Olivetti's shares went tumbling after the group, which controls Telecom Italia, finally spelt out its financing plans following the takeover by Pirelli in July.
Olivetti said it would seek authorisation to raise its ceiling on capital increases by €7 billion in the next five years.
Although it said no new share sales had yet been scheduled, the threat of share dilution was enough to send the shares down more than 15 per cent to €1.23.
Olivetti's price has fallen 47 per cent since the Pirelli takeover.
Tyres and cable company Pirelli was also hit, falling 8.1 per cent to €1.87. Both shares are at their lowest level since October 1998. Telecom Italia fell 8.3 per cent to 8.15.
Olivetti has about €18 billion of debt.

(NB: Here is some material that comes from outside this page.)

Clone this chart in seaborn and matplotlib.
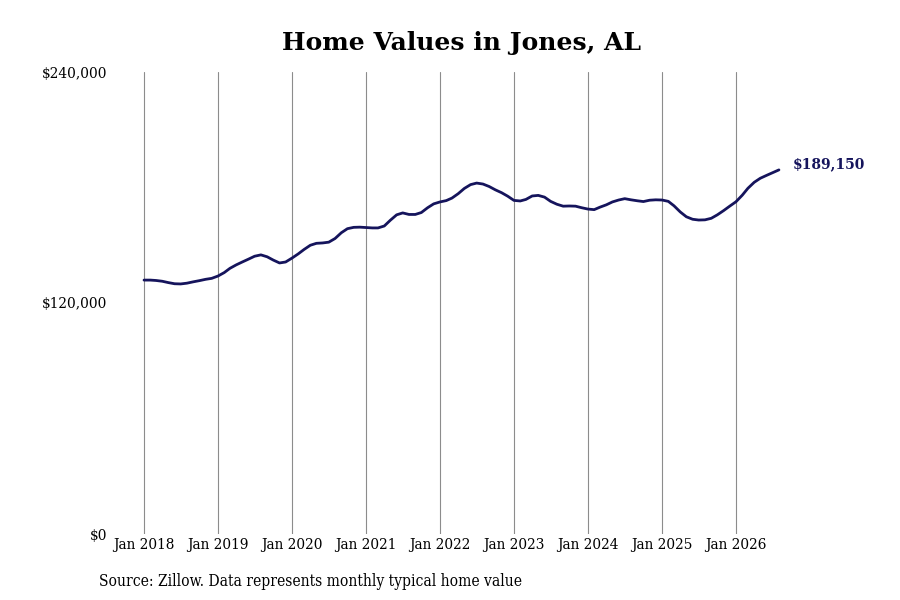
import pandas as pd
import matplotlib
matplotlib.use("Agg")
import matplotlib.pyplot as plt
import matplotlib.dates as mdates
import seaborn as sns

# === Données (en milliers de $) ===
start_month = "2018-01-01"
values_2018 = [131.9, 131.9, 131.7, 131.3, 130.6, 130.0, 129.9, 130.3, 131.0, 131.6, 132.3, 132.8]
values_2019 = [134.0, 135.8, 138.0, 139.8, 141.3, 142.8, 144.3, 145.0, 144.0, 142.3, 140.8, 141.3]
values_2020 = [143.3, 145.5, 147.8, 150.0, 151.0, 151.2, 151.6, 153.5, 156.5, 158.6, 159.3, 159.4]
values_2021 = [159.2, 159.0, 159.0, 160.0, 163.0, 165.8, 166.8, 166.0, 166.0, 167.0, 169.5, 171.5]
values_2022 = [172.5, 173.2, 174.5, 176.8, 179.5, 181.5, 182.3, 181.8, 180.5, 178.8, 177.3, 175.5]
values_2023 = [173.3, 173.0, 173.8, 175.6, 175.9, 175.0, 172.8, 171.3, 170.3, 170.4, 170.3, 169.5]
values_2024 = [168.8, 168.5, 169.8, 171.0, 172.5, 173.5, 174.2, 173.6, 173.1, 172.7, 173.4, 173.6]
values_2025 = [173.5, 172.8, 170.5, 167.3, 164.8, 163.5, 163.1, 163.2, 164.0, 165.8, 168.0, 170.3]
values_2026 = [172.6, 176.0, 179.6, 182.7, 184.8, 186.3, 187.7, 189.15]

tick_years = list(range(2018, 2027))
y_ticks = [0, 120000, 240000]
y_labels = ["$0", "$120,000", "$240,000"]

title = "Home Values in Jones, AL"
source = "Source: Zillow. Data represents monthly typical home value"
line_color = "#15145c"

# === Table ===
all_values = (values_2018 + values_2019 + values_2020 + values_2021 + values_2022
              + values_2023 + values_2024 + values_2025 + values_2026)
df = pd.DataFrame({
    "date": pd.date_range(start_month, periods=len(all_values), freq="MS"),
    "value": [v * 1000 for v in all_values],
})

# === Graphique ===
sns.set_theme(style="white")
plt.rcParams["font.family"] = ["DejaVu Serif", "DejaVu Sans"]
plt.rcParams["font.stretch"] = "condensed"

fig = plt.figure(figsize=(9, 6), dpi=100)
ax = fig.add_axes([120 / 900, 66 / 600, 670 / 900, 462 / 600])

sns.lineplot(data=df, x="date", y="value", color=line_color, linewidth=2.0, ax=ax, zorder=3)

ticks = [pd.Timestamp(f"{y}-01-01") for y in tick_years]
ax.set_xticks(ticks)
ax.set_xticklabels([f"Jan {y}" for y in tick_years], fontsize=11, color="black")
x0 = mdates.date2num(pd.Timestamp("2018-01-01"))
x1 = mdates.date2num(pd.Timestamp("2026-01-01"))
px_per_day = (735.7 - 144) / (x1 - x0)
ax.set_xlim(x0 - 24 / px_per_day, x1 + 54 / px_per_day)

ax.set_ylim(0, 240000)
ax.set_yticks(y_ticks)
ax.set_yticklabels(y_labels, fontsize=11, color="black")

for t in ticks:
    ax.axvline(t, color="#8c8c8c", linewidth=0.8, zorder=1)

ax.tick_params(axis="y", length=0, pad=9)
ax.tick_params(axis="x", length=0, pad=3)
ax.set_xlabel("")
ax.set_ylabel("")
for s in ax.spines.values():
    s.set_visible(False)

last = df.iloc[-1]
ax.annotate(f"${last['value']:,.0f}", xy=(last["date"], last["value"]),
            xytext=(10, 4), textcoords="offset points",
            ha="left", va="center", fontsize=10, fontweight="bold", color=line_color,
            fontstretch="normal")

fig.text(461 / 900, 1 - 43 / 600, title, ha="center", va="center",
         fontsize=18, fontweight="bold", color="black", fontstretch="normal")
fig.text(99 / 900, 1 - 582 / 600, source, ha="left", va="center",
         fontsize=11.2, color="black")

fig.savefig("out.png", dpi=100)
plt.close(fig)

Analysts said any capital increase would be at least partly targeted at debt reduction.
In the Netherlands, KPN fell almost 18 per cent to €2.21, its sixth fall in a row, many of them in double digits. Both France Telecom and Deutsche Telekom fell to levels last seen at the end of 1997. France Telecom, which has first-half results out today, lost 7.3 per cent to €31.65. Deutsche Telekom lost 3.2 per cent to €15.98, ever closer to its €14.30 flotation price of five years ago.
Things also remained ugly in the telecom equipment sector, as Alcatel's chief executive Mr Serge Tchuruk warned that achieving an operating profit this year would be a challenge in current market conditions. The shares fell 11.5 per cent to €15. In July Mr Tchuruk had predicted a positive operating result for 2001.
Mr Tchuruk's words follow hard on the heels of his opposite number at Ericsson the day before. Ericsson's shares, which had lost almost 11 per cent on Tuesday, fell another 7.5 per cent to SKr41.70, as analyst downgrades flooded in. Morgan Stanley, UBS Warburg and Goldman Sachs all cut either their earnings per share forecasts or share price targets. Nokia fell 7.8 per cent to €15.90.